So today marks our ninth Christmas here in East Africa. (!)
Christmas of 2015 we had just evacuated Bujumbura and spent the holidays in what was – at the time, the home of strangers in Kibuye – who turned out to be long-time teammates and lifelong friends. Christmases 2016, through 2020 were all spent in our home in Kibuye.
Christmas 2021 was in Rwanda (where Matea and I were under ‘house arrest’ following positive COVID tests).
And now this year and last year, Christmas here in Kenya.
For Susan and I – that still means getting used to a warm, green, sub-Saharan Christmas. The sun sets at the same time it does every other day of the year, because we’re so close to the equator. I remember dark, cold, crisp, snow-covered Christmases. Tobogganing down the side of the river valley, and skating on frozen ponds, and all that. Bundling up with layers of socks, mitts, boots, and a warm toque.1 Our youngest has no real memories of a white Christmas as she’s never known any with know except her first few in France and one in Canada when she was still just over three.
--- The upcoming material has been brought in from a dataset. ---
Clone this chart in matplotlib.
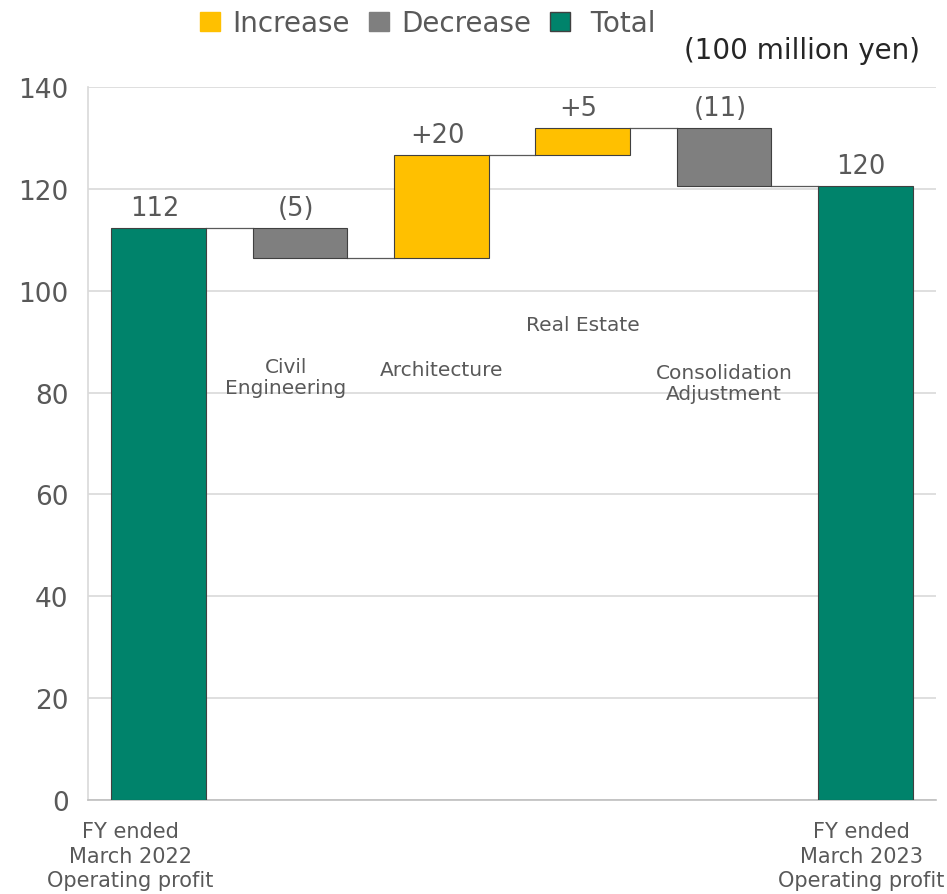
import matplotlib
matplotlib.use("Agg")
import matplotlib.pyplot as plt
from matplotlib.patches import Patch

# ---- data ----
start_total = 112.3
deltas = [-5.9, 20.2, 5.3, -11.3]
end_total = 120.6
value_labels = ["112", "(5)", "+20", "+5", "(11)", "120"]
inner_categories = ["Civil\nEngineering", "Architecture", "Real Estate", "Consolidation\nAdjustment"]
inner_label_y = [83, 84.6, 93.3, 81.9]
edge_labels = ["FY ended\nMarch 2022\nOperating profit",
               "FY ended\nMarch 2023\nOperating profit"]
yticks = [0, 20, 40, 60, 80, 100, 120, 140]

C_INC = "#FFC000"
C_DEC = "#7F7F7F"
C_TOT = "#00836B"
C_TXT = "#595959"
C_GRID = "#D9D9D9"

fig = plt.figure(figsize=(9.47, 8.95), dpi=100)
ax = fig.add_axes([88/947, 1-801/895, (936-88)/947, (801-88)/895])

width = 0.67
bottoms, heights, colors = [], [], []
bottoms.append(0); heights.append(start_total); colors.append(C_TOT)
level = start_total
levels_after = [start_total]
for d in deltas:
    if d >= 0:
        bottoms.append(level); heights.append(d); colors.append(C_INC)
    else:
        bottoms.append(level + d); heights.append(-d); colors.append(C_DEC)
    level += d
    levels_after.append(level)
bottoms.append(0); heights.append(end_total); colors.append(C_TOT)
levels_after.append(end_total)

xs = list(range(len(heights)))
ax.bar(xs, heights, bottom=bottoms, width=width, color=colors,
       edgecolor="#404040", linewidth=0.8, zorder=3)

# connectors
for i in range(len(xs) - 1):
    lv = levels_after[i]
    ax.plot([xs[i] + width/2, xs[i+1] - width/2], [lv, lv],
            color="#595959", lw=0.9, zorder=2)

# value labels
for i, lab in enumerate(value_labels):
    top = bottoms[i] + heights[i]
    if i in (1, 4):
        top = levels_after[i-1]
    ax.annotate(lab, (xs[i], top), xytext=(-3, 5), textcoords="offset points",
                ha="center", va="bottom", fontsize=18.5, color=C_TXT)

# inner category labels
for j, (lab, yy) in enumerate(zip(inner_categories, inner_label_y)):
    xoff = -0.1 if j == 0 else 0
    ax.text(xs[j+1] + xoff, yy, lab, ha="center", va="center", fontsize=14.5,
            color=C_TXT, linespacing=1.15)

ax.set_xlim(-0.5, 5.5)
ax.set_ylim(0, 140)
ax.set_yticks(yticks)
ax.tick_params(axis="y", length=0, labelsize=19, labelcolor=C_TXT, pad=14)
ax.set_xticks([])
ax.grid(axis="y", color=C_GRID, lw=1.2, zorder=0)
ax.set_axisbelow(True)
for s in ["top", "right"]:
    ax.spines[s].set_visible(False)
ax.spines["left"].set_color(C_GRID)
ax.spines["left"].set_linewidth(1.2)
ax.spines["bottom"].set_color("#BFBFBF")
ax.spines["bottom"].set_linewidth(1.2)

# edge (x axis) labels
ax.text(-0.2, -4.2, edge_labels[0], ha="center", va="top", fontsize=15,
        color=C_TXT, clip_on=False, linespacing=1.28)
ax.text(4.97, -4.2, edge_labels[1], ha="center", va="top", fontsize=15,
        color=C_TXT, clip_on=False, linespacing=1.28)

# legend
handles = [Patch(facecolor=C_INC, edgecolor=C_INC, label="Increase"),
           Patch(facecolor=C_DEC, edgecolor=C_DEC, label="Decrease"),
           Patch(facecolor=C_TOT, edgecolor="#404040", label=" Total")]
leg = fig.legend(handles=handles, loc="center", bbox_to_anchor=(0.452, 0.973), ncol=3,
                 frameon=False, fontsize=20, handlelength=0.7, handleheight=0.7,
                 handletextpad=0.45, columnspacing=0.7, labelcolor=C_TXT)

fig.text(920/947, 1-51/895, "(100 million yen)", ha="right", va="center",
         fontsize=20, color="#262626")

fig.savefig("out.png", dpi=100)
It’s meant walking over to church in our fancy clothes
It’s meant that for our family some of the most consistent traditions have been: visiting the hospital to sing and hand out gifts to kids, playing outside, then leaving to go camping in Tanzania usually on Boxing Day.
I’ve written before about how the lack of busyness, of buying stuff, fighting for parking at the mall, and the frantic pace of Christmas in the West is really nice to have stripped away.
There is something nourishing about having none of the chaos and frantic pace around the season that’s supposed to celebrate the Prince of Peace.
But of course, it’s also meant Christmas without extended family, and these last two years, Christmas with only half our kids at home.
To be honest – that’s been hard. One of those ‘count the cost’ parts of this life. We all have had so many incredible Christmas memories together – but also are aware of all the Christmas mornings we weren’t present at Grandparents, all the candlelight services we didn’t get to be a part of, etc.
But life is like that – there is nothing good that doesn’t cost something. I don’t think you can gain anything good without having to give up something else. Of course, we haven’t always made those choices well -but hopefully, we’ve made them as good as we could with what we had, and what we knew at the time.